Following myocardial infarction (MI), the heart undergoes heterogeneous remodeling, with specific changes in the region surrounding the infarct scar, the border zone (BZ), compared to the more remote myocardium. Post-MI cardiomyocytes’ electrophysiological behavior depends on whether cells are in the BZ or remote. In this study, we seek to understand these heterogeneous electrophysiological changes as well as observed cell-cell variability. We use a genetic algorithm to fit cell-specific mathematical models for individual ventricular cardiomyocytes (vCMs) from post-MI pigs. MI was induced by 120min balloon occlusion of the left anterior descending coronary artery. vCMs were isolated from the BZ and a remote region one month later. Membrane potential recorded via whole-cell patch clamp and calcium transients measured using epifluorescence microscopy were used to fit the mathematical models.

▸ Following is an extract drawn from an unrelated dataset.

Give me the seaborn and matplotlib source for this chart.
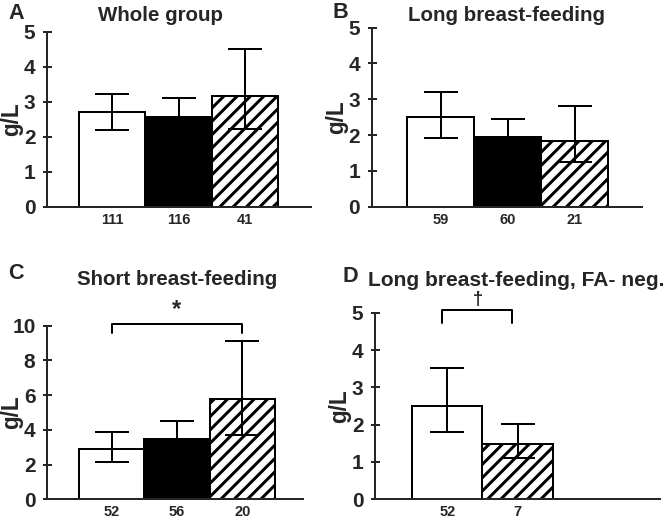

In the absence of a published pig cardiomyocyte model, we used the Tomek et al. (2019) human vCM model, modified to remove currents known to be absent in pig vCMs. Populations of cell models were generated by varying maximal conductances across a wide range. These variants were evaluated for their ability to recapitulate the observed electrophysiological data. The strongest variants were propagated with minor mutations and the process repeated for approximately thirty generations. Once the full dataset has been processed, the solutions for each cell will be analyzed to determine which parameter changes are required to fit the human model to the pig experimental data. Comparing the solutions for remote and BZ cells provides a molecular-level view of the changes involved and may identify key currents and transporters. Examining the variation in solutions among regions and cells will help explain what drives the heterogeneity of electrophysiological behavior post-MI.